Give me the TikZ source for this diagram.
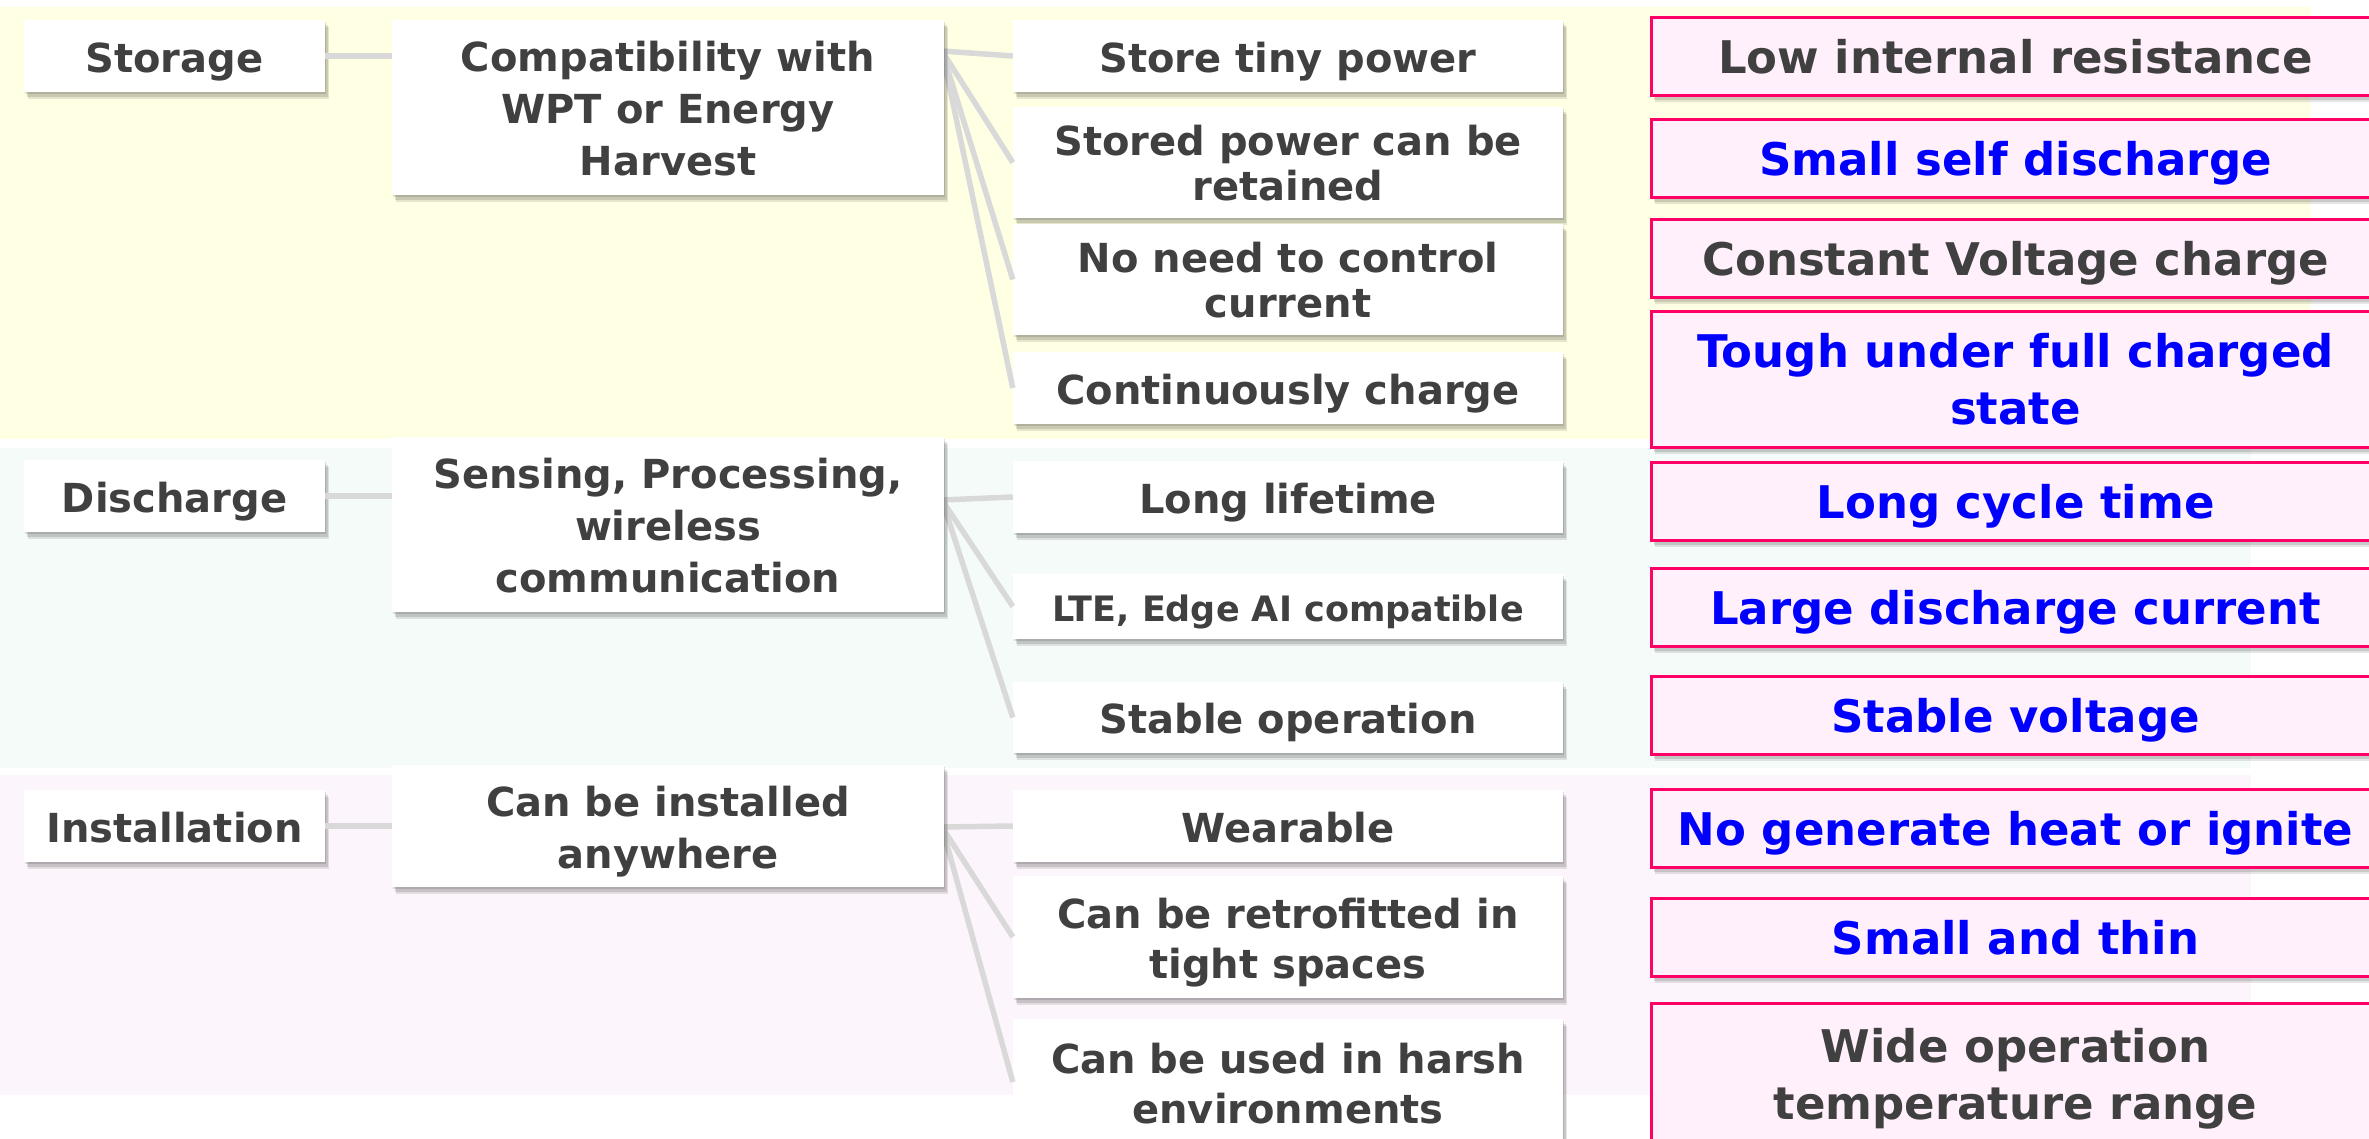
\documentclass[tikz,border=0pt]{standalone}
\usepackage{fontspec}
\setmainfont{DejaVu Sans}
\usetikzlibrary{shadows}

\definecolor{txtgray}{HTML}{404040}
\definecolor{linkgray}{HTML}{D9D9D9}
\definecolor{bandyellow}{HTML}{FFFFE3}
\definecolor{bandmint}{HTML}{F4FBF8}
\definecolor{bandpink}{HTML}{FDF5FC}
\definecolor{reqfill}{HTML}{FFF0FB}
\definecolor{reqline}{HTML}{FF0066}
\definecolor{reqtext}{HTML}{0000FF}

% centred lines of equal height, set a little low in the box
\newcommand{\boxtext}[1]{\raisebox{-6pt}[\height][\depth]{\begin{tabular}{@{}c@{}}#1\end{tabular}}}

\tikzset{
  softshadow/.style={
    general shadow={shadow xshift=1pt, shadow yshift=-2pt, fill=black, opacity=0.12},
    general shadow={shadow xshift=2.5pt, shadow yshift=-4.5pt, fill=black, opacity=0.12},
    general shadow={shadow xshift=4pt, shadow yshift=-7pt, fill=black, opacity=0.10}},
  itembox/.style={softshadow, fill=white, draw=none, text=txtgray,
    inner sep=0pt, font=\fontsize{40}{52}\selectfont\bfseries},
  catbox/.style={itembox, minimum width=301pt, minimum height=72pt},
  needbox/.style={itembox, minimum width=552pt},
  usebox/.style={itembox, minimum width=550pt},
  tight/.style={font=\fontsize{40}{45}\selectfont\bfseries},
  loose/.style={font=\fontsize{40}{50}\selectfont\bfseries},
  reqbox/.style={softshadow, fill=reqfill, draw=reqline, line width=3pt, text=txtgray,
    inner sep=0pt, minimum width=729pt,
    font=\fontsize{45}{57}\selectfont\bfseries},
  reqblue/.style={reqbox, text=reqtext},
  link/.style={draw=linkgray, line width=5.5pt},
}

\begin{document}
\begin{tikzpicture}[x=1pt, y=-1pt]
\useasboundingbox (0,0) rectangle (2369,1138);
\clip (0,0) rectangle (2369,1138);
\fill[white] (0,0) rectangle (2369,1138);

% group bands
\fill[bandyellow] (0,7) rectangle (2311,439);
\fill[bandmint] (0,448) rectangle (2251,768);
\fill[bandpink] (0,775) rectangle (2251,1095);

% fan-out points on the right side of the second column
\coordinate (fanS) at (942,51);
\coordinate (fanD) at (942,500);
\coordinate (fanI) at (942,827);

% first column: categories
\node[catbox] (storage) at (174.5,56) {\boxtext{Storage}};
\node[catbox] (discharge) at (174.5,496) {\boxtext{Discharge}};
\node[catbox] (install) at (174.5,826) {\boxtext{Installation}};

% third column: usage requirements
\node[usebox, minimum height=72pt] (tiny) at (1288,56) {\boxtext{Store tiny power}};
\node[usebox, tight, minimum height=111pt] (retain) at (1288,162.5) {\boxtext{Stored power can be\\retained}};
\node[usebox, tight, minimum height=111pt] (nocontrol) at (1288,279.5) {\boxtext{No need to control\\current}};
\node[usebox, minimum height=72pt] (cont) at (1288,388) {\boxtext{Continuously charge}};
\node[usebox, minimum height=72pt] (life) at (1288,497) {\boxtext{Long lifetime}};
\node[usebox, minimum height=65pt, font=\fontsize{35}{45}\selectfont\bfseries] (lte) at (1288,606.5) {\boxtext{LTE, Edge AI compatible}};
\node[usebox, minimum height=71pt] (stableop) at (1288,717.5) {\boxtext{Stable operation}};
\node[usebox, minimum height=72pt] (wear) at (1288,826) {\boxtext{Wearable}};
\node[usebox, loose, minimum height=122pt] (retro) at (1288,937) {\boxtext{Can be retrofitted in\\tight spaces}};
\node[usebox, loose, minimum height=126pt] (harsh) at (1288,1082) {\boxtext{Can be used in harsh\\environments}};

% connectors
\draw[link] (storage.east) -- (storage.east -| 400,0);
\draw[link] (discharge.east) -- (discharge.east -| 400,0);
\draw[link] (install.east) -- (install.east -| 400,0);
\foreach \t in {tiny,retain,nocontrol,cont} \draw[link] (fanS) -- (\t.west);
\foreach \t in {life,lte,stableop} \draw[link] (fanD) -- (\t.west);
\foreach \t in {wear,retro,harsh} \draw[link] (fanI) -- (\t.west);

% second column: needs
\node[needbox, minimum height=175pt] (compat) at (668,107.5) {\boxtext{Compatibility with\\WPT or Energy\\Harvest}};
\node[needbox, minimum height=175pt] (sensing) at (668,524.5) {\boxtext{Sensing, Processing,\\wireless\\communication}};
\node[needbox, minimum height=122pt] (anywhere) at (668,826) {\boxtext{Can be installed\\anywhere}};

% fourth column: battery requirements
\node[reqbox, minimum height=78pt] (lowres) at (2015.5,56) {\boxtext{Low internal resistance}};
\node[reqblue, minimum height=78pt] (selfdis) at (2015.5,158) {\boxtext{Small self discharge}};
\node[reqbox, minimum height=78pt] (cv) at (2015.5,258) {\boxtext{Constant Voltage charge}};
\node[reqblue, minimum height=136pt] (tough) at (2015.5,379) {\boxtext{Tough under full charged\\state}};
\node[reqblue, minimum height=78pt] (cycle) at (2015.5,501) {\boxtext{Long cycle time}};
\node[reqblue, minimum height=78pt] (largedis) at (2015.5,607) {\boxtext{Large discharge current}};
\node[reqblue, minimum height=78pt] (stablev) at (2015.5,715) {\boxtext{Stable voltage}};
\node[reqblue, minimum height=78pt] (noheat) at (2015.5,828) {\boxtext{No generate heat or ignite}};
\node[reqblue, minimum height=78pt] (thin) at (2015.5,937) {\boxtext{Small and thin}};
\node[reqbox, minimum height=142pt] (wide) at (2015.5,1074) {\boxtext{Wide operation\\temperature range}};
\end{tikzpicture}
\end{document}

• • •

_Task requirements:_ Images should not appear in the copy; retype the listing above exactly.

_Full solution:_
Give me the TikZ source for this diagram.
\documentclass[tikz,border=0pt]{standalone}
\usepackage{fontspec}
\setmainfont{DejaVu Sans}
\usetikzlibrary{shadows}

\definecolor{txtgray}{HTML}{404040}
\definecolor{linkgray}{HTML}{D9D9D9}
\definecolor{bandyellow}{HTML}{FFFFE3}
\definecolor{bandmint}{HTML}{F4FBF8}
\definecolor{bandpink}{HTML}{FDF5FC}
\definecolor{reqfill}{HTML}{FFF0FB}
\definecolor{reqline}{HTML}{FF0066}
\definecolor{reqtext}{HTML}{0000FF}

% centred lines of equal height, set a little low in the box
\newcommand{\boxtext}[1]{\raisebox{-6pt}[\height][\depth]{\begin{tabular}{@{}c@{}}#1\end{tabular}}}

\tikzset{
  softshadow/.style={
    general shadow={shadow xshift=1pt, shadow yshift=-2pt, fill=black, opacity=0.12},
    general shadow={shadow xshift=2.5pt, shadow yshift=-4.5pt, fill=black, opacity=0.12},
    general shadow={shadow xshift=4pt, shadow yshift=-7pt, fill=black, opacity=0.10}},
  itembox/.style={softshadow, fill=white, draw=none, text=txtgray,
    inner sep=0pt, font=\fontsize{40}{52}\selectfont\bfseries},
  catbox/.style={itembox, minimum width=301pt, minimum height=72pt},
  needbox/.style={itembox, minimum width=552pt},
  usebox/.style={itembox, minimum width=550pt},
  tight/.style={font=\fontsize{40}{45}\selectfont\bfseries},
  loose/.style={font=\fontsize{40}{50}\selectfont\bfseries},
  reqbox/.style={softshadow, fill=reqfill, draw=reqline, line width=3pt, text=txtgray,
    inner sep=0pt, minimum width=729pt,
    font=\fontsize{45}{57}\selectfont\bfseries},
  reqblue/.style={reqbox, text=reqtext},
  link/.style={draw=linkgray, line width=5.5pt},
}

\begin{document}
\begin{tikzpicture}[x=1pt, y=-1pt]
\useasboundingbox (0,0) rectangle (2369,1138);
\clip (0,0) rectangle (2369,1138);
\fill[white] (0,0) rectangle (2369,1138);

% group bands
\fill[bandyellow] (0,7) rectangle (2311,439);
\fill[bandmint] (0,448) rectangle (2251,768);
\fill[bandpink] (0,775) rectangle (2251,1095);

% fan-out points on the right side of the second column
\coordinate (fanS) at (942,51);
\coordinate (fanD) at (942,500);
\coordinate (fanI) at (942,827);

% first column: categories
\node[catbox] (storage) at (174.5,56) {\boxtext{Storage}};
\node[catbox] (discharge) at (174.5,496) {\boxtext{Discharge}};
\node[catbox] (install) at (174.5,826) {\boxtext{Installation}};

% third column: usage requirements
\node[usebox, minimum height=72pt] (tiny) at (1288,56) {\boxtext{Store tiny power}};
\node[usebox, tight, minimum height=111pt] (retain) at (1288,162.5) {\boxtext{Stored power can be\\retained}};
\node[usebox, tight, minimum height=111pt] (nocontrol) at (1288,279.5) {\boxtext{No need to control\\current}};
\node[usebox, minimum height=72pt] (cont) at (1288,388) {\boxtext{Continuously charge}};
\node[usebox, minimum height=72pt] (life) at (1288,497) {\boxtext{Long lifetime}};
\node[usebox, minimum height=65pt, font=\fontsize{35}{45}\selectfont\bfseries] (lte) at (1288,606.5) {\boxtext{LTE, Edge AI compatible}};
\node[usebox, minimum height=71pt] (stableop) at (1288,717.5) {\boxtext{Stable operation}};
\node[usebox, minimum height=72pt] (wear) at (1288,826) {\boxtext{Wearable}};
\node[usebox, loose, minimum height=122pt] (retro) at (1288,937) {\boxtext{Can be retrofitted in\\tight spaces}};
\node[usebox, loose, minimum height=126pt] (harsh) at (1288,1082) {\boxtext{Can be used in harsh\\environments}};

% connectors
\draw[link] (storage.east) -- (storage.east -| 400,0);
\draw[link] (discharge.east) -- (discharge.east -| 400,0);
\draw[link] (install.east) -- (install.east -| 400,0);
\foreach \t in {tiny,retain,nocontrol,cont} \draw[link] (fanS) -- (\t.west);
\foreach \t in {life,lte,stableop} \draw[link] (fanD) -- (\t.west);
\foreach \t in {wear,retro,harsh} \draw[link] (fanI) -- (\t.west);

% second column: needs
\node[needbox, minimum height=175pt] (compat) at (668,107.5) {\boxtext{Compatibility with\\WPT or Energy\\Harvest}};
\node[needbox, minimum height=175pt] (sensing) at (668,524.5) {\boxtext{Sensing, Processing,\\wireless\\communication}};
\node[needbox, minimum height=122pt] (anywhere) at (668,826) {\boxtext{Can be installed\\anywhere}};

% fourth column: battery requirements
\node[reqbox, minimum height=78pt] (lowres) at (2015.5,56) {\boxtext{Low internal resistance}};
\node[reqblue, minimum height=78pt] (selfdis) at (2015.5,158) {\boxtext{Small self discharge}};
\node[reqbox, minimum height=78pt] (cv) at (2015.5,258) {\boxtext{Constant Voltage charge}};
\node[reqblue, minimum height=136pt] (tough) at (2015.5,379) {\boxtext{Tough under full charged\\state}};
\node[reqblue, minimum height=78pt] (cycle) at (2015.5,501) {\boxtext{Long cycle time}};
\node[reqblue, minimum height=78pt] (largedis) at (2015.5,607) {\boxtext{Large discharge current}};
\node[reqblue, minimum height=78pt] (stablev) at (2015.5,715) {\boxtext{Stable voltage}};
\node[reqblue, minimum height=78pt] (noheat) at (2015.5,828) {\boxtext{No generate heat or ignite}};
\node[reqblue, minimum height=78pt] (thin) at (2015.5,937) {\boxtext{Small and thin}};
\node[reqbox, minimum height=142pt] (wide) at (2015.5,1074) {\boxtext{Wide operation\\temperature range}};
\end{tikzpicture}
\end{document}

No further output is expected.